Resilience is the ability to adapt and cope with stress and changes.
It is important to keep in mind that externally, there may not be any obvious life stress. Some of us are more likely to have unhelpful thought patterns that cause us internal stress, conflict and turmoil. For instance, this can be worries that we may fail, not meet high expectations of ourselves or that people will not like us.
When faced with life’s challenges, if we feel helpless, inadequate and cannot foresee any hope this can lead to anxiety, depression and unhelpful behaviours (such as comfort-eating, avoiding facing problems and not problem-solving, withdrawing from people, refusing to go to school, temper outbursts and irritability, refusal of activities such as schoolwork) or medically-unexplainable physical symptoms. To the extreme extent, some kids and adults hurt themselves or do not see any point in living.
Research suggests that building resilience in children reduces the risk of violence, bullying, substance abuse, mental illness, suicide, school dropout and counteracts the effects of social disadvantage and promotes academic performance.
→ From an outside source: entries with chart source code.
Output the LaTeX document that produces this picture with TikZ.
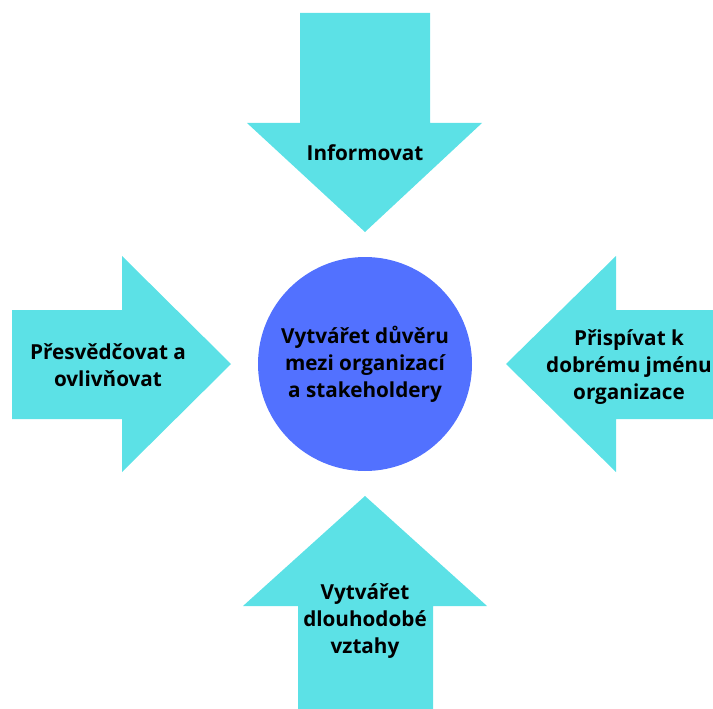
\documentclass[tikz,border=0pt]{standalone}
\usepackage{fontspec}
\setmainfont{Open Sans}
\begin{document}
\begin{tikzpicture}[x=1pt,y=-1pt,
  arrowshape/.style={fill=arrowcyan,draw=none},
  label/.style={font=\bfseries\fontsize{20.7}{27}\selectfont,align=center,text=black,inner sep=0pt}]
\definecolor{arrowcyan}{HTML}{5CE1E6}
\definecolor{hubblue}{HTML}{5271FF}
\useasboundingbox (0,0) rectangle (713,709);
% top arrow pointing down
\fill[arrowshape] (300,13) -- (430,13) -- (430,123) -- (482,123) -- (365,232)
  -- (247,123) -- (300,123) -- cycle;
% left arrow pointing right
\fill[arrowshape] (12,310) -- (122,310) -- (122,256) -- (231,364) -- (122,472)
  -- (122,419) -- (12,419) -- cycle;
% right arrow pointing left
\fill[arrowshape] (713,310) -- (616,310) -- (616,256) -- (506,364) -- (616,472)
  -- (616,419) -- (713,419) -- cycle;
% bottom arrow pointing up
\fill[arrowshape] (298,709) -- (298,606) -- (243,606) -- (365,496) -- (487,606)
  -- (433,606) -- (433,709) -- cycle;
% central circle
\node[circle,fill=hubblue,minimum size=214pt,inner sep=0pt] (hub) at (365,364) {};
\node[label] (hubtext) at (365,364) {Vytvářet důvěru\\mezi organizací\\a stakeholdery};
\node[label] (top) at (365,153) {Informovat};
\node[label] (left) at (108,365) {Přesvědčovat a\\ovlivňovat};
\node[label] (right) at (629,367) {Přispívat k\\dobrému jménu\\organizace};
\node[label] (bottom) at (365,621) {Vytvářet\\dlouhodobé\\vztahy};
\end{tikzpicture}
\end{document}
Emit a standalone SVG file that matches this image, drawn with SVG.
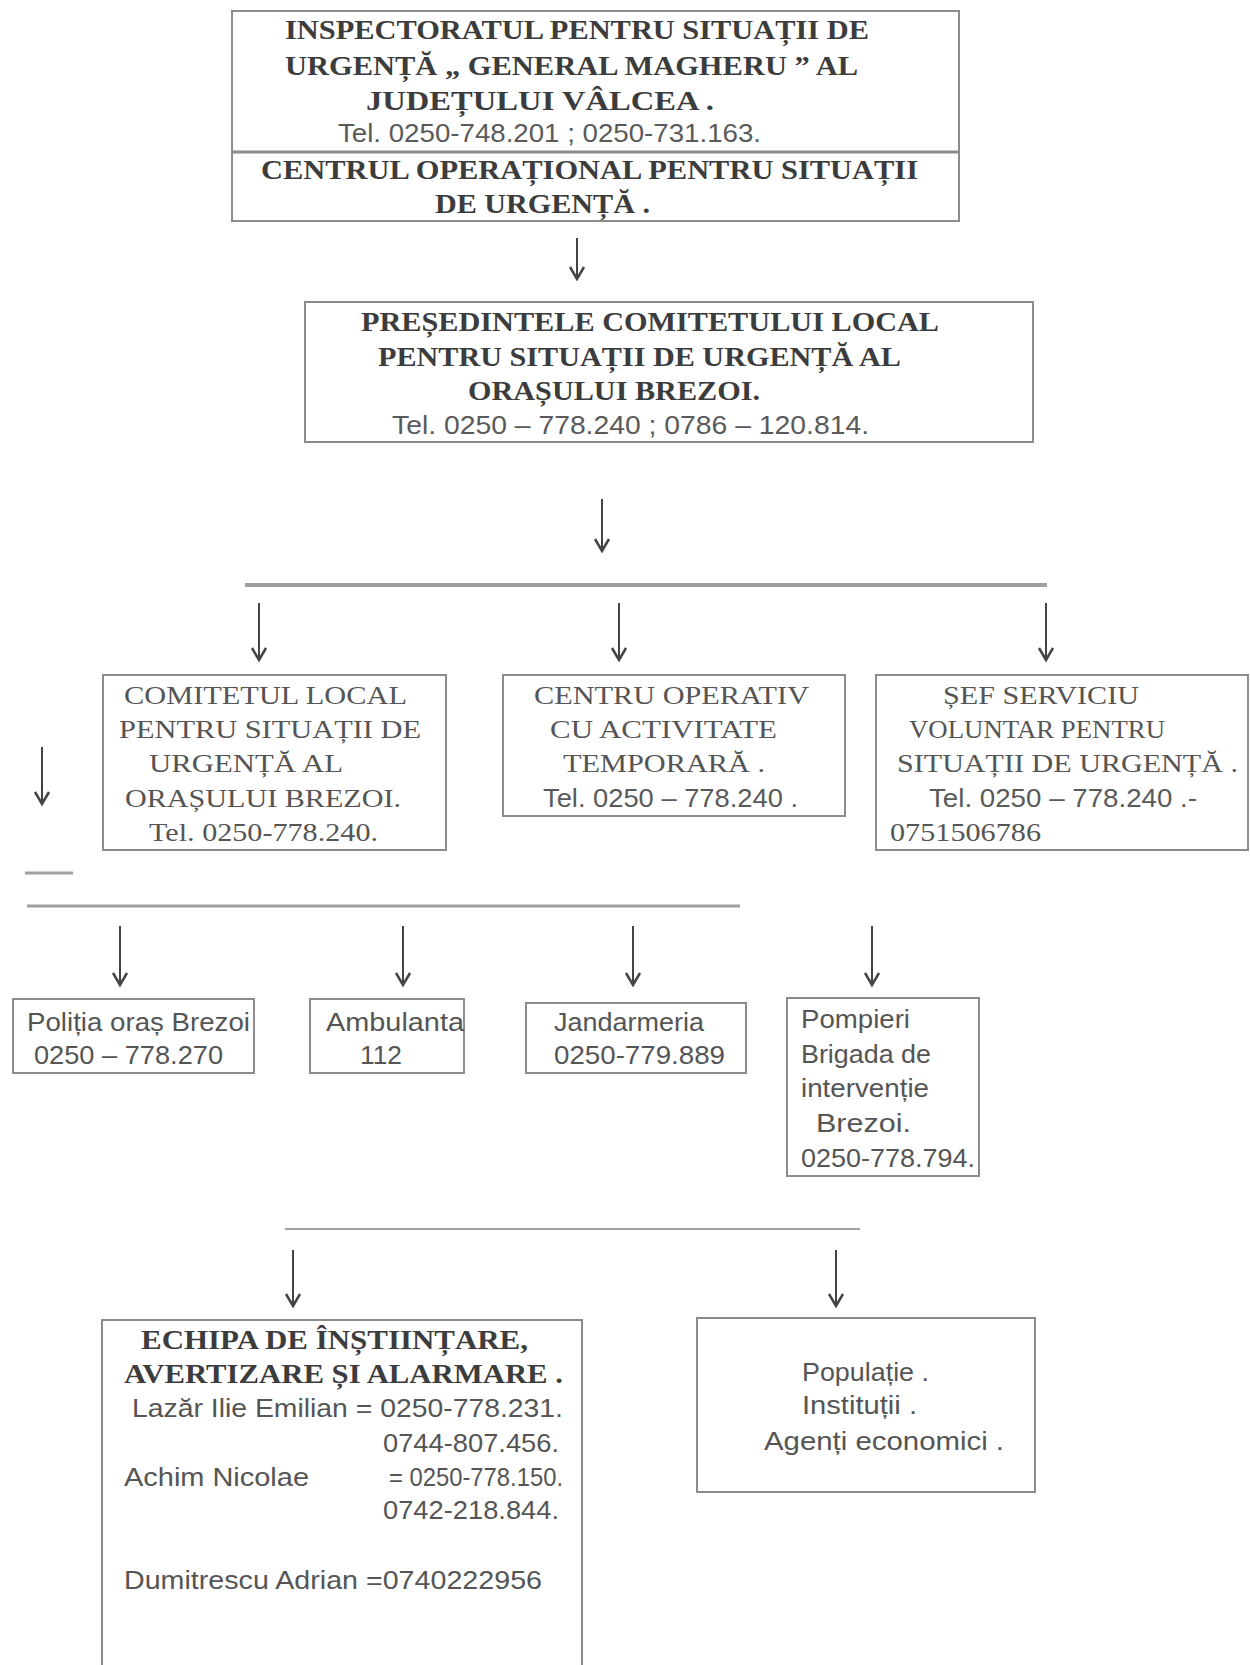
<svg xmlns="http://www.w3.org/2000/svg" width="1250" height="1665" viewBox="0 0 1250 1665">
<style>
.box{fill:none;stroke:#8c8c8c;stroke-width:2}
.tb{font-family:"Liberation Serif","Times New Roman",serif;font-weight:bold;font-size:27px;fill:#3c3c3c}
.tr{font-family:"Liberation Serif","Times New Roman",serif;font-size:26px;fill:#555}
.ts{font-family:"Liberation Sans",Arial,sans-serif;font-size:25px;fill:#555}
.tel{font-family:"Liberation Sans",Arial,sans-serif;font-size:26px;fill:#5a5a5a}
.bar{stroke:#a0a0a0;fill:none}
.arr{stroke:#444;stroke-width:2;fill:none;marker-end:url(#ah)}
</style>
<defs>
<marker id="ah" viewBox="-14 -9 16 18" refX="0" refY="0" markerWidth="16" markerHeight="18" markerUnits="userSpaceOnUse" orient="auto">
<path d="M-12,-7 L0,0 L-12,7" fill="none" stroke="#444" stroke-width="2.5"/>
</marker>
</defs>
<rect width="1250" height="1665" fill="#fff"/>

<g id="connectors">
<line class="bar" x1="245" y1="585" x2="1047" y2="585" stroke-width="4"/>
<line class="bar" x1="27" y1="906" x2="740" y2="906" stroke-width="3"/>
<line class="bar" x1="25" y1="873" x2="73" y2="873" stroke-width="3"/>
<line class="bar" x1="285" y1="1229" x2="860" y2="1229" stroke-width="2"/>
<line class="arr" x1="577" y1="238" x2="577" y2="279"/>
<line class="arr" x1="602" y1="499" x2="602" y2="551"/>
<line class="arr" x1="259" y1="603" x2="259" y2="660"/>
<line class="arr" x1="619" y1="603" x2="619" y2="660"/>
<line class="arr" x1="1046" y1="603" x2="1046" y2="660"/>
<line class="arr" x1="42" y1="747" x2="42" y2="804"/>
<line class="arr" x1="120" y1="926" x2="120" y2="985"/>
<line class="arr" x1="403" y1="926" x2="403" y2="985"/>
<line class="arr" x1="633" y1="926" x2="633" y2="985" stroke-width="3"/>
<line class="arr" x1="872" y1="926" x2="872" y2="985"/>
<line class="arr" x1="293" y1="1250" x2="293" y2="1306"/>
<line class="arr" x1="836" y1="1250" x2="836" y2="1306"/>
</g>

<g id="isu">
<rect class="box" x="232" y="11" width="727" height="210" stroke-width="3"/>
<line x1="232" y1="152" x2="959" y2="152" stroke="#8c8c8c" stroke-width="3"/>
<text class="tb" x="285" y="39" textLength="584" lengthAdjust="spacingAndGlyphs">INSPECTORATUL PENTRU SITUAȚII DE</text>
<text class="tb" x="285" y="75" textLength="573" lengthAdjust="spacingAndGlyphs">URGENȚĂ „ GENERAL MAGHERU ” AL</text>
<text class="tb" x="366" y="110" textLength="348" lengthAdjust="spacingAndGlyphs">JUDEȚULUI VÂLCEA .</text>
<text class="tel" x="338" y="142" textLength="423" lengthAdjust="spacingAndGlyphs">Tel. 0250-748.201 ; 0250-731.163.</text>
<text class="tb" x="261" y="179" textLength="657" lengthAdjust="spacingAndGlyphs">CENTRUL OPERAȚIONAL PENTRU SITUAȚII</text>
<text class="tb" x="435" y="213" textLength="215" lengthAdjust="spacingAndGlyphs">DE URGENȚĂ .</text>
</g>

<g id="presedinte">
<rect class="box" x="305" y="302" width="728" height="140"/>
<text class="tb" x="361" y="331" textLength="578" lengthAdjust="spacingAndGlyphs">PREȘEDINTELE COMITETULUI LOCAL</text>
<text class="tb" x="378" y="366" textLength="523" lengthAdjust="spacingAndGlyphs">PENTRU SITUAȚII DE URGENȚĂ AL</text>
<text class="tb" x="468" y="400" textLength="292" lengthAdjust="spacingAndGlyphs">ORAȘULUI BREZOI.</text>
<text class="tel" x="392" y="434" textLength="477" lengthAdjust="spacingAndGlyphs">Tel. 0250 – 778.240  ;  0786 – 120.814.</text>
</g>

<g id="comitet">
<rect class="box" x="103" y="675" width="343" height="175"/>
<text class="tr" x="124" y="704" textLength="283" lengthAdjust="spacingAndGlyphs">COMITETUL LOCAL</text>
<text class="tr" x="119" y="738" textLength="302" lengthAdjust="spacingAndGlyphs">PENTRU SITUAȚII DE</text>
<text class="tr" x="149" y="772" textLength="194" lengthAdjust="spacingAndGlyphs">URGENȚĂ AL</text>
<text class="tr" x="125" y="807" textLength="276" lengthAdjust="spacingAndGlyphs">ORAȘULUI BREZOI.</text>
<text class="tr" x="149" y="841" textLength="229" lengthAdjust="spacingAndGlyphs">Tel. 0250-778.240.</text>
</g>

<g id="centru-operativ">
<rect class="box" x="503" y="675" width="342" height="141"/>
<text class="tr" x="534" y="704" textLength="275" lengthAdjust="spacingAndGlyphs">CENTRU OPERATIV</text>
<text class="tr" x="550" y="738" textLength="227" lengthAdjust="spacingAndGlyphs">CU ACTIVITATE</text>
<text class="tr" x="563" y="772" textLength="202" lengthAdjust="spacingAndGlyphs">TEMPORARĂ .</text>
<text class="tel" x="543" y="807" textLength="255" lengthAdjust="spacingAndGlyphs">Tel. 0250 – 778.240 .</text>
</g>

<g id="sef-serviciu">
<rect class="box" x="876" y="675" width="372" height="175"/>
<text class="tr" x="943" y="704" textLength="196" lengthAdjust="spacingAndGlyphs">ȘEF SERVICIU</text>
<text class="tr" x="909" y="738" textLength="256" lengthAdjust="spacingAndGlyphs">VOLUNTAR PENTRU</text>
<text class="tr" x="897" y="772" textLength="341" lengthAdjust="spacingAndGlyphs">SITUAȚII DE URGENȚĂ .</text>
<text class="tel" x="929" y="807" textLength="268" lengthAdjust="spacingAndGlyphs">Tel. 0250 – 778.240 .-</text>
<text class="tr" x="890" y="841" textLength="151" lengthAdjust="spacingAndGlyphs">0751506786</text>
</g>

<g id="politia">
<rect class="box" x="13" y="999" width="241" height="74"/>
<text class="ts" x="27" y="1031" textLength="223" lengthAdjust="spacingAndGlyphs">Poliția oraș Brezoi</text>
<text class="ts" x="34" y="1064" textLength="189" lengthAdjust="spacingAndGlyphs">0250 – 778.270</text>
</g>

<g id="ambulanta">
<rect class="box" x="310" y="999" width="154" height="74"/>
<text class="ts" x="326" y="1031" textLength="138" lengthAdjust="spacingAndGlyphs">Ambulanta</text>
<text class="ts" x="360" y="1064" textLength="42" lengthAdjust="spacingAndGlyphs">112</text>
</g>

<g id="jandarmeria">
<rect class="box" x="526" y="1003" width="220" height="70"/>
<text class="ts" x="554" y="1031" textLength="150" lengthAdjust="spacingAndGlyphs">Jandarmeria</text>
<text class="ts" x="554" y="1064" textLength="171" lengthAdjust="spacingAndGlyphs">0250-779.889</text>
</g>

<g id="pompieri">
<rect class="box" x="787" y="998" width="192" height="178"/>
<text class="ts" x="801" y="1028" textLength="109" lengthAdjust="spacingAndGlyphs">Pompieri</text>
<text class="ts" x="801" y="1063" textLength="130" lengthAdjust="spacingAndGlyphs">Brigada de</text>
<text class="ts" x="801" y="1097" textLength="128" lengthAdjust="spacingAndGlyphs">intervenție</text>
<text class="ts" x="816" y="1132" textLength="95" lengthAdjust="spacingAndGlyphs">Brezoi.</text>
<text class="ts" x="801" y="1167" textLength="174" lengthAdjust="spacingAndGlyphs">0250-778.794.</text>
</g>

<g id="echipa">
<rect class="box" x="102" y="1320" width="480" height="370"/>
<text class="tb" x="141" y="1349" textLength="387" lengthAdjust="spacingAndGlyphs">ECHIPA DE ÎNȘTIINȚARE,</text>
<text class="tb" x="124" y="1383" textLength="439" lengthAdjust="spacingAndGlyphs">AVERTIZARE ȘI ALARMARE .</text>
<text class="ts" x="132" y="1417" textLength="431" lengthAdjust="spacingAndGlyphs">Lazăr Ilie Emilian = 0250-778.231.</text>
<text class="ts" x="383" y="1452" textLength="176" lengthAdjust="spacingAndGlyphs">0744-807.456.</text>
<text class="ts" x="124" y="1486" textLength="185" lengthAdjust="spacingAndGlyphs">Achim Nicolae</text>
<text class="ts" x="389" y="1486" textLength="174" lengthAdjust="spacingAndGlyphs">= 0250-778.150.</text>
<text class="ts" x="383" y="1519" textLength="176" lengthAdjust="spacingAndGlyphs">0742-218.844.</text>
<text class="ts" x="124" y="1589" textLength="418" lengthAdjust="spacingAndGlyphs">Dumitrescu Adrian =0740222956</text>
</g>

<g id="populatie">
<rect class="box" x="697" y="1318" width="338" height="174"/>
<text class="ts" x="802" y="1381" textLength="127" lengthAdjust="spacingAndGlyphs">Populație .</text>
<text class="ts" x="802" y="1414" textLength="115" lengthAdjust="spacingAndGlyphs">Instituții .</text>
<text class="ts" x="764" y="1450" textLength="240" lengthAdjust="spacingAndGlyphs">Agenți  economici .</text>
</g>
</svg>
The Building Resilience book series rhyme to increase phonological awareness and makes it fun for young readers.
As a community, I believe that we all need to work together to educate these essential life skills. Schools, parents, health professionals, community organisations and media need to stand united to build stronger future generations. Treating emotional and social problems when they have already developed is more difficult than preventing it. We need to be teaching resilience skills to our children early in life.
How can resilience be developed?
- Nurture independence
- Turn problems into learning opportunities and positive lessons
- Promote problem-solving skills
- Learning communication, social skills, compassion, helping others
Children learn by “role-modelling” (seeing the caregivers’ behaviour) and by being actively taught and practising helpful skills, such as independence.
As caregivers, it is important to demonstrate love, kindness, warmth, empathy (putting yourself in others’ shoes), problem-solving, constructive communication, and assertiveness (rather than aggression or passive-aggression).
Praise your child for any helpful behaviour. Encourage your child to do as much he/she can independently. Break it into steps by asking your child what the next step is.
Be consistent with your rules, boundaries and expectations. This makes children feel safer.
Building Resilience Children’s Book Series
The aim of the books are to:
- Promote mindfulness (awareness of feelings and how they relate to our thoughts, actions and situations);
- Learn to deal with life challenges and feelings in a constructive way;
- Encourage adults to identify their own challenges and to learn skills to help themselves and their children;
- Promote constructive communication between adults and children;
- Advance reading skills. Research suggests that rhyming helps to promote reading skills in young children.
The series give children, teachers and parents advice on how to deal with common situations and uncomfortable feelings. It also encourages parent-child discussion about difficult topics. There is an adult's page at the back of each book to guide adults on how to help the child with each topic.
Some topics (like certain feelings and common life events such as death) are traditionally taboo or are challenging for adults to talk about. If adults are uncomfortable talking about issues, it is even more difficult for children to discuss them or to know how to effectively cope with situations. Even feelings can be difficult to discuss for some adults. This range of books opens the communication pathways and helps children and adults to face matters without shame, embarrassment or stigma.
The books are designed to be thought-provoking and entertaining. They are aimed at 4 to 12 year old children but even adults may find them beneficial.
Each book has hidden characters in the pictures and educational activities, which add an extra dimension of fun.
To make the most of the books, it is suggested that parents discuss the book contents with the child. Thereafter, if similar feelings or situations arise in your child's life, refer back to the book characters and discuss what might be helpful in dealing with your child's situation. The more frequently this is done, your child will automatically use the strategies when faced with similar situations, in time.